In this he opposed the other pioneer of social anthropology in England, Bronisław Malinowski,
who wanted to confirm the unity of totemism in some way and approached
the matter more from a biological and psychological point of view than
from an ethnological one. According to Malinowski, totemism was not a
cultural phenomenon, but rather the result of trying to satisfy basic
human needs within the natural world. As far as Radcliffe-Brown was
concerned, totemism was composed of elements that were taken from
different areas and institutions, and what they have in common is a
general tendency to characterize segments of the community through a
connection with a portion of nature. In opposition to Durkheim's theory
of sacralization, Radcliffe-Brown took the point of view that nature is
introduced into the social order rather than secondary to it. At first,
he shared with Malinowski the opinion that an animal becomes totemistic
when it is “good to eat.” He later came to oppose the usefulness of this
viewpoint, since many totems—such as crocodiles and flies—are dangerous
and unpleasant.
In 1938, the structural functionalist anthropologist A. P. Elkin wrote The Australian Aborigines: How to understand them. His typologies of totemism included eight "forms" and six "functions".
The forms identified were:
- individual (a personal totem),
- sex (one totem for each gender),
- moiety (the "tribe" consists of two groups, each with a totem),
- section (the "tribe" consists of four groups, each with a totem),
- subsection (the "tribe" consists of eight groups, each with a totem),
- clan (a group with common descent share a totem or totems),
- local (people living or born in a particular area share a totem) and
- "multiple" (people across groups share a totem
The functions identified were:
- social (totems regulate marriage, and often a person cannot eat the flesh of their totem),
- cult (totems associated with a secret organisation),
- conception (multiple meanings),
- dream (the person appears as this totem in others' dreams),
- classificatory (the totem sorts people) and
- assistant (the totem assists a healer or clever person).

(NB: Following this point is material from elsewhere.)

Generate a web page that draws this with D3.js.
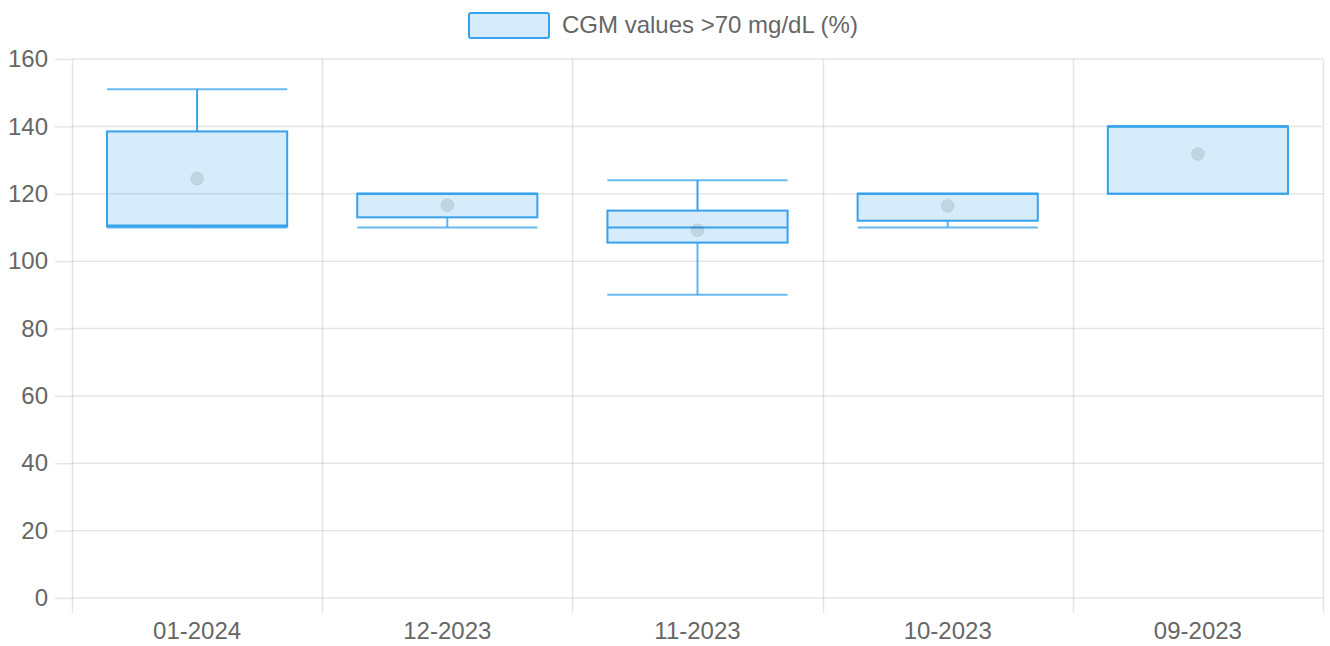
<!DOCTYPE html>
<html>
<head>
<meta charset="utf-8">
<script src="https://cdn.jsdelivr.net/npm/d3@7"></script>
<style>
  body { margin: 0; background: #fff; }
  text { font-family: "Liberation Sans", Arial, sans-serif; fill: #666; }
</style>
</head>
<body>
<div id="box_cgm"></div>
<script>
// data
var categories = ["01-2024", "12-2023", "11-2023", "10-2023", "09-2023"];
var minValues = [110, 110, 90, 110, 120];
var q1Values = [110.3, 113, 105.5, 112, 120];
var medianValues = [110.6, 120, 110, 120, 140];
var q3Values = [138.5, 120, 115, 120, 140];
var maxValues = [151, 120, 124, 120, 140];
var meanValues = [124.5, 116.6, 109.2, 116.4, 131.8];
var yTicks = [0, 20, 40, 60, 80, 100, 120, 140, 160];
var seriesLabel = "CGM values >70 mg/dL (%)";

// set the dimensions and margins of the graph
var width = 1330, height = 646;
var margin = { top: 59, right: 7, bottom: 48, left: 72 };
var blue = "rgb(54,162,235)";
var fill = "rgba(54,162,235,0.2)";
var grid = "rgba(0,0,0,0.1)";
var fontSize = "24px";

var svg = d3.select("#box_cgm")
    .append("svg")
    .attr("width", width)
    .attr("height", height);

var rows = categories.map(function (c, i) {
    return { cat: c, min: minValues[i], q1: q1Values[i], med: medianValues[i],
             q3: q3Values[i], max: maxValues[i], mean: meanValues[i] };
});

// scales
var x = d3.scaleBand()
    .domain(categories)
    .range([margin.left, width - margin.right])
    .padding(0);
var y = d3.scaleLinear()
    .domain([0, 160])
    .range([height - margin.bottom, margin.top]);

// x axis labels
var gx = svg.append("g")
    .attr("transform", "translate(0," + (height - margin.bottom) + ")")
    .call(d3.axisBottom(x).tickSize(0).tickPadding(24));
gx.select(".domain").remove();
gx.selectAll("text").style("font-size", fontSize).style("fill", "#666");

// vertical grid lines at category bounds
var bounds = categories.map(function (c) { return x(c); }).concat([width - margin.right]);
svg.append("g").selectAll("line")
    .data(bounds)
    .enter().append("line")
    .attr("x1", function (d) { return Math.round(d) + 0.5; })
    .attr("x2", function (d) { return Math.round(d) + 0.5; })
    .attr("y1", margin.top)
    .attr("y2", height - margin.bottom + 15)
    .attr("stroke", grid)
    .attr("stroke-width", 1.5);

// y axis
var gy = svg.append("g")
    .attr("transform", "translate(" + margin.left + ",0)")
    .call(d3.axisLeft(y).tickValues(yTicks).tickSize(17).tickPadding(7));
gy.select(".domain").remove();
gy.selectAll("line").attr("stroke", grid).attr("stroke-width", 1.5);
gy.selectAll("text").style("font-size", fontSize).style("fill", "#666");
svg.append("g").selectAll("line")
    .data(yTicks)
    .enter().append("line")
    .attr("x1", margin.left)
    .attr("x2", width - margin.right)
    .attr("y1", function (d) { return y(d); })
    .attr("y2", function (d) { return y(d); })
    .attr("stroke", grid)
    .attr("stroke-width", 1.5);

// boxes
var boxW = x.bandwidth() * 0.72;
var g = svg.append("g").selectAll("g")
    .data(rows)
    .enter().append("g");

function cx(d) { return x(d.cat) + x.bandwidth() / 2; }

// whiskers
g.append("line")
    .attr("x1", cx).attr("x2", cx)
    .attr("y1", function (d) { return y(d.max); })
    .attr("y2", function (d) { return y(d.q3); })
    .attr("stroke", blue).attr("stroke-width", 2);
g.append("line")
    .attr("x1", cx).attr("x2", cx)
    .attr("y1", function (d) { return y(d.q1); })
    .attr("y2", function (d) { return y(d.min); })
    .attr("stroke", blue).attr("stroke-width", 2).attr("stroke-opacity", 0.8);
g.selectAll(".cap")
    .data(function (d) { return [d, d].map(function (r, i) { return { r: r, v: i ? r.min : r.max }; }); })
    .enter().append("line")
    .attr("x1", function (d) { return cx(d.r) - boxW / 2; })
    .attr("x2", function (d) { return cx(d.r) + boxW / 2; })
    .attr("y1", function (d) { return y(d.v); })
    .attr("y2", function (d) { return y(d.v); })
    .attr("stroke", blue).attr("stroke-width", 2).attr("stroke-opacity", 0.75);

g.append("rect")
    .attr("x", function (d) { return cx(d) - boxW / 2; })
    .attr("y", function (d) { return y(d.q3); })
    .attr("width", boxW)
    .attr("height", function (d) { return y(d.q1) - y(d.q3); })
    .attr("fill", fill)
    .attr("stroke", blue)
    .attr("stroke-width", 2);

g.append("line")
    .attr("x1", function (d) { return cx(d) - boxW / 2; })
    .attr("x2", function (d) { return cx(d) + boxW / 2; })
    .attr("y1", function (d) { return y(d.med); })
    .attr("y2", function (d) { return y(d.med); })
    .attr("stroke", blue).attr("stroke-width", 2);

// mean dot
g.append("circle")
    .attr("cx", cx)
    .attr("cy", function (d) { return y(d.mean); })
    .attr("r", 6.5)
    .attr("fill", "rgba(0,0,0,0.1)")
    .attr("stroke", "rgba(0,0,0,0.05)");

// legend
var legend = svg.append("g");
legend.append("rect")
    .attr("x", 469).attr("y", 13)
    .attr("width", 80).attr("height", 25)
    .attr("rx", 2)
    .attr("fill", fill)
    .attr("stroke", blue)
    .attr("stroke-width", 2);
legend.append("text")
    .attr("x", 562).attr("y", 25)
    .attr("dy", "0.35em")
    .style("font-size", fontSize)
    .text(seriesLabel);
</script>
</body>
</html>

The terms in Elkin's typologies see some use today, but Aboriginal customs are seen as more diverse than his typologies suggest.
As a chief representative of modern structuralism, French ethnologist Claude Lévi-Strauss, and his, Le Totémisme aujourd'hui ("Totemism Today" [1958]) are often cited in the field.
In the 21st century, Australian anthropologists question the
extent to which "totemism" can be generalised even across different Aboriginal Australian peoples, let alone to other cultures like the Ojibwe from whom the term was originally derived. Rose, James and Watson write that:
The term ‘totem’ has proved to be a blunt instrument. Far more subtlety is required, and again, there is regional variation on this issue.
Literature
Poets,
and to a lesser extent fiction writers, often use anthropological
concepts, including the anthropological understanding of totemism. For
this reason literary criticism often resorts to psychoanalytic,
anthropological analyses.
Totem poles
Totem poles of the Pacific Northwest of North America are monumental poles of heraldry.
They feature many different designs (bears, birds, frogs, people, and
various supernatural beings and aquatic creatures) that function as
crests of families or chiefs. They recount stories owned by those
families or chiefs, or commemorate special occasions. These stories are known to be read from the bottom of the pole to the top.